Alconbury grew from one of the many World War Two bases in to one of the big American cold war bases which once dotted East Anglia. Today the Phantoms and A10 Thunderbolts, which used to pair up and practice dummy attack runs on my school bus as it crossed the Fens, are long gone. The elegant F-5 Tiger fighter, gate guardian for the main entrance, still I think points to the sky.
I first visited the base as a teenager. We went bowling. We went to an overseas territory of the US of A slap bang in the middle of the Cambridgeshire countryside. We showed our passports and exchanged our pounds for dollars. We bought Hershey bars because they were an exotic novelty, not for the taste. The second time I went was over twenty years later racing in the Tour of Cambridgeshire; I only remember the wind and sleeping policemen. On Tuesday I went for the third time to help prepare the race circuit. Behind the new entrances I saw Alconbury airbase is still a peculiar and alien world. The great length of the runway is lined by giant walls of steel shipping containers. Ranks of brand new cars, regimented by make and model sit on the concrete, but the great whale backed humps of the hangers are still there, nestling like small, bomb hardened hills between high rise pallet towers.
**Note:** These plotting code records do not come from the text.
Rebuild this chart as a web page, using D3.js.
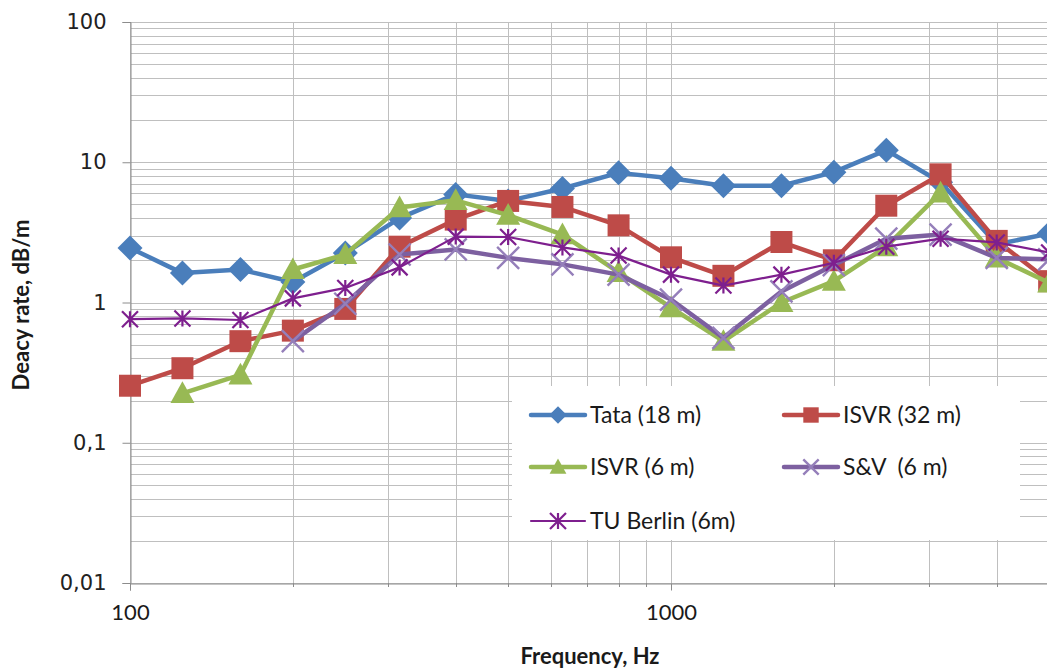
<!DOCTYPE html>
<html>
<head>
<meta charset="utf-8">
<script src="https://cdn.jsdelivr.net/npm/d3@7/dist/d3.min.js"></script>
<style>
  html, body { margin: 0; padding: 0; background: #ffffff; }
  svg { display: block; }
</style>
</head>
<body>
<svg id="chart" width="1047" height="668"></svg>
<script>
// One-third-octave band centre frequencies (Hz)
const frequencies = [100, 125, 160, 200, 250, 315, 400, 500, 630, 800, 1000, 1250, 1600, 2000, 2500, 3150, 4000, 5000];

// Track decay rates, dB/m (null = no measurement in that band)
const tata18 = [2.45, 1.62, 1.72, 1.4, 2.25, 4.0, 5.9, 5.3, 6.5, 8.4, 7.7, 6.8, 6.8, 8.5, 12.2, 7.2, 2.6, 3.1];
const isvr32 = [0.255, 0.34, 0.53, 0.63, 0.9, 2.5, 3.9, 5.3, 4.8, 3.55, 2.1, 1.55, 2.7, 2.0, 4.9, 8.2, 2.75, 1.42];
const isvr6  = [null, 0.225, 0.305, 1.72, 2.2, 4.75, 5.35, 4.2, 3.05, 1.64, 0.92, 0.53, 1.0, 1.42, 2.5, 6.05, 2.08, 1.38];
const sv6    = [null, null, null, 0.53, 0.98, 2.2, 2.39, 2.08, 1.87, 1.58, 1.05, 0.56, 1.2, 1.85, 2.85, 3.05, 2.08, 2.03];
const tub6   = [0.76, 0.77, 0.75, 1.07, 1.27, 1.78, 2.95, 2.93, 2.47, 2.16, 1.58, 1.32, 1.58, 1.92, 2.5, 2.85, 2.68, 2.27];

const seriesNames = ["Tata (18 m)", "ISVR (32 m)", "ISVR (6 m)", "S&V  (6 m)", "TU Berlin (6m)"];
const seriesValues = [tata18, isvr32, isvr6, sv6, tub6];

const yTickValues = [0.01, 0.1, 1, 10, 100];
const yTickLabels = ["0,01", "0,1", "1", "10", "100"];
const xTickValues = [100, 1000];
const xTickLabels = ["100", "1000"];

const styles = [
  { color: "#4A7EBB", width: 4.5, marker: "diamond",  size: 25 },
  { color: "#BE4B48", width: 4.5, marker: "square",   size: 22 },
  { color: "#98B954", width: 4.5, marker: "triangle", size: 24 },
  { color: "#7D60A0", width: 4.5, marker: "cross",    size: 22 },
  { color: "#7E1F8E", width: 2.2, marker: "asterisk", size: 16 }
];

const svg = d3.select("#chart");
const plot = { left: 130, top: 22, bottom: 583 };
const decade = 541;

const x = d3.scaleLog().domain([100, 10000]).range([plot.left, plot.left + 2 * decade]);
const y = d3.scaleLog().domain([0.01, 100]).range([plot.bottom, plot.top]);

const gridColor = "#BFBFBF";

// Horizontal grid: every 1..9 step inside each decade
const yGrid = [];
[0.01, 0.1, 1, 10].forEach(d => { for (let k = 1; k <= 9; k++) yGrid.push(d * k); });
yGrid.push(100);
svg.append("g").selectAll("line").data(yGrid).join("line")
  .attr("x1", plot.left).attr("x2", 1047)
  .attr("y1", d => Math.round(y(d)) + 0.5).attr("y2", d => Math.round(y(d)) + 0.5)
  .attr("stroke", gridColor).attr("stroke-width", 1);

// Vertical grid
const xGrid = [];
[100, 1000].forEach(d => { for (let k = 1; k <= 9; k++) xGrid.push(d * k); });
svg.append("g").selectAll("line").data(xGrid).join("line")
  .attr("x1", d => Math.round(x(d)) + 0.5).attr("x2", d => Math.round(x(d)) + 0.5)
  .attr("y1", plot.top).attr("y2", plot.bottom)
  .attr("stroke", gridColor).attr("stroke-width", 1);

// Y axis
const yAxis = d3.axisLeft(y).tickValues(yTickValues)
  .tickFormat((d, i) => yTickLabels[i]).tickSize(8).tickPadding(16);
const gy = svg.append("g").attr("transform", `translate(${plot.left + 0.5},0)`).call(yAxis);
gy.select(".domain").attr("stroke", "#8C8C8C");
gy.selectAll(".tick line").attr("stroke", "#8C8C8C");
gy.selectAll(".tick text").attr("font-family", "DejaVu Sans, Verdana, sans-serif")
  .attr("font-size", 21).attr("fill", "#222222");

// X axis: labelled decades, short minor ticks
const xAxis = d3.axisBottom(x).tickValues(xTickValues)
  .tickFormat((d, i) => xTickLabels[i]).tickSize(7).tickPadding(14);
const gx = svg.append("g").attr("transform", `translate(0,${plot.bottom + 0.5})`).call(xAxis);
gx.select(".domain").attr("stroke", "#8C8C8C");
gx.selectAll(".tick line").attr("stroke", "#8C8C8C");
gx.selectAll(".tick text").attr("font-family", "Lato, sans-serif")
  .attr("font-size", 22).attr("fill", "#1a1a1a");
const minorX = xGrid.filter(d => !xTickValues.includes(d));
svg.append("g").selectAll("line").data(minorX).join("line")
  .attr("x1", d => Math.round(x(d)) + 0.5).attr("x2", d => Math.round(x(d)) + 0.5)
  .attr("y1", plot.bottom).attr("y2", plot.bottom + 4)
  .attr("stroke", "#8C8C8C");

// Marker shapes
function markerPath(type, s) {
  const h = s / 2;
  switch (type) {
    case "diamond": return `M0,${-h}L${h},0L0,${h}L${-h},0Z`;
    case "square": return `M${-h},${-h}H${h}V${h}H${-h}Z`;
    case "triangle": return `M0,${-h * 1.0}L${h},${h * 0.8}L${-h},${h * 0.8}Z`;
    case "cross": return `M${-h},${-h}L${h},${h}M${-h},${h}L${h},${-h}`;
    case "asterisk": return `M${-h},${-h}L${h},${h}M${-h},${h}L${h},${-h}M0,${-h}V${h}`;
  }
}
function drawMarker(sel, st, scale) {
  const s = st.size * scale;
  if (st.marker === "cross") {
    sel.append("path").attr("d", markerPath("cross", s))
      .attr("fill", "none").attr("stroke", "#957FBA").attr("stroke-width", 2.4);
  } else if (st.marker === "asterisk") {
    sel.append("path").attr("d", markerPath("asterisk", s))
      .attr("fill", "none").attr("stroke", st.color).attr("stroke-width", 2.2);
  } else {
    sel.append("path").attr("d", markerPath(st.marker, s)).attr("fill", st.color);
  }
}

// Series: lines then markers, in series order
const line = d3.line()
  .defined(d => d.v != null)
  .x(d => x(d.f)).y(d => y(d.v));

seriesValues.forEach((vals, i) => {
  const st = styles[i];
  const pts = frequencies.map((f, j) => ({ f, v: vals[j] }));
  const g = svg.append("g").attr("class", "series");
  g.append("path").datum(pts).attr("d", line)
    .attr("fill", "none").attr("stroke", st.color).attr("stroke-width", st.width)
    .attr("stroke-linejoin", "round");
  g.selectAll("g.m").data(pts.filter(d => d.v != null)).join("g")
    .attr("class", "m")
    .attr("transform", d => `translate(${x(d.f)},${y(d.v)})`)
    .each(function () { drawMarker(d3.select(this), st, 1); });
});

// Legend
const legend = svg.append("g");
legend.append("rect").attr("x", 512).attr("y", 386).attr("width", 508).attr("height", 154)
  .attr("fill", "#ffffff");
const legendPos = [[531, 415], [784, 415], [531, 467], [784, 467], [531, 521]];
seriesNames.forEach((name, i) => {
  const st = styles[i];
  const [lx, ly] = legendPos[i];
  const g = legend.append("g").attr("transform", `translate(${lx},${ly})`);
  g.append("line").attr("x1", 0).attr("x2", 54).attr("y1", 0).attr("y2", 0)
    .attr("stroke", st.color).attr("stroke-width", st.width).attr("stroke-linecap", "round");
  const m = g.append("g").attr("transform", "translate(27,0)");
  drawMarker(m, st, st.marker === "asterisk" ? 1 : 0.7);
  g.append("text").attr("x", 59).attr("y", 0).attr("dy", "0.35em")
    .attr("font-family", "Lato, sans-serif").attr("font-size", 23).attr("fill", "#1a1a1a")
    .attr("xml:space", "preserve").text(name);
});

// Axis titles
svg.append("text").attr("x", 590).attr("y", 664).attr("text-anchor", "middle")
  .attr("font-family", "Lato, sans-serif").attr("font-weight", "bold").attr("font-size", 22)
  .attr("fill", "#1a1a1a").text("Frequency, Hz");
svg.append("text").attr("transform", "translate(29,305) rotate(-90)").attr("text-anchor", "middle")
  .attr("font-family", "Lato, sans-serif").attr("font-weight", "bold").attr("font-size", 22)
  .attr("fill", "#1a1a1a").text("Deacy rate, dB/m");
</script>
</body>
</html>
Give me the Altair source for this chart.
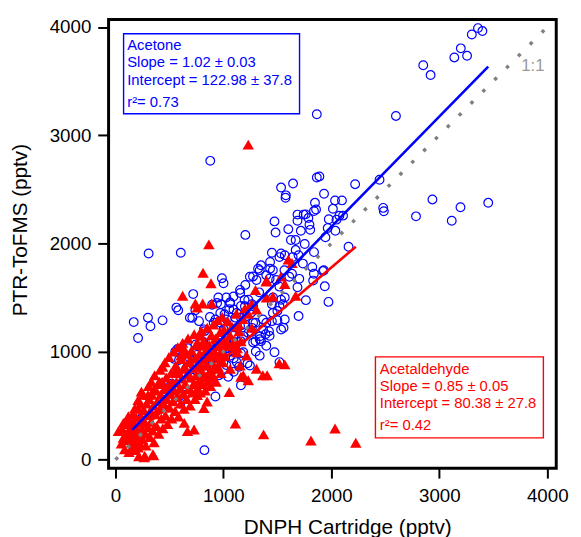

Other cold war relics are still there too; control towers, water towers, a derelict bus stop and miles and miles of barbed wire fencing. There’s always a reminder of what this site was.
Anyway the circuit. Much of the hardwork had already been done, but there was still enough to fill the evening. Tom, from the club, two Chevaliers and I teamed up to clear a section on the back of the course. It was part of the old perimeter road and we were tasked with unearthing the kerbs and clearing any other debris. It was satisfying work and bit by bit we cleared away two decades of accumulated neglect and muck. Hopefully we’ll get some heavy rain before Tuesday to wash the rest of the muck into the drains we uncovered. Overall the surface of the perimeter road is pretty good. The perimeter road ends abruptly with a tight 90 degree bend leaning back to the runway through a pallet canyon. From there the course is traced by cones through the cars. Then it is back to the perimeter via a fairly rough section, but probably no worse than many open roads. It should make for an interesting race, I’m looking forward to it.